Morente, a la luz de su fe recuperada, comprendió la herejía histórica que esa postura representaba. “El sentido profundo de la Historia de España -escribió en “Ideas para una filosofía de la Historia de España”- es la identificación de la patria con la religión”. Por consiguiente, los que pretendían “europeizar” a España (en su terminología, descristianizarla) se proponían un “imposible histórico, es decir, una empresa en contradicción con la vocación perenne de España”. Sucedió, pues, que la nación entera repelió la agresión de esos hombres a su más íntima índole, y enérgicamente restableció el orden espiritual”.
Me parece oportuno recordar estos hechos ahora, cuando tantos católicos y aun ministros de la Iglesia se deslizan alegremente hacia los mismos errores que entonces nos llevaron a la guerra y revolución.
Y también me interesa destacar otro aspecto de la vida del Morente converso, que es precisamente el que a mí me tocó presenciar. Me refiero a su labor como catedrático universitario, como maestro; y también en esto puede resultar su ejemplo útil contraste con actitudes y conductas actuales. Desde aquellos años, la cátedra universitaria ha sido para muchos un título honorífico, una publicidad a veces, para otras actividades -profesionales y políticas- más lucrativas o menos trabajosas. Sea cualquiera el origen profundo o el incentivo inmediato de los tristes sucesos que hoy presenciamos, no puede dejar de rondarnos la vieja frase: “aquellos polvos trajeron estos lodos”.

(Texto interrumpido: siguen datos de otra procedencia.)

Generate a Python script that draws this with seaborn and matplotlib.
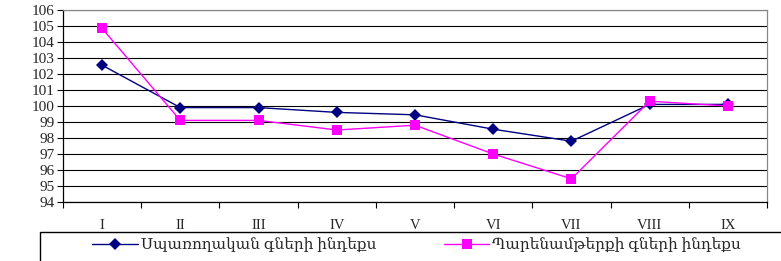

Morente veía en su cátedra -y aun en sus libros estrictamente pedagógicos- una vocación y un deber, no un pedestal ni una patente de corso. Sencillamente, iba a clase todos los días y explicaba su materia procurando ser de sus alumnos comprendido y no sólo admirado. Como tantos grandes espíritus desde Sócrates a esta parte, amaba la enseñanza, y el guiar a los jóvenes en la claridad y el fervor era para él, no una aburrida rutina, sino un quehacer apasionante.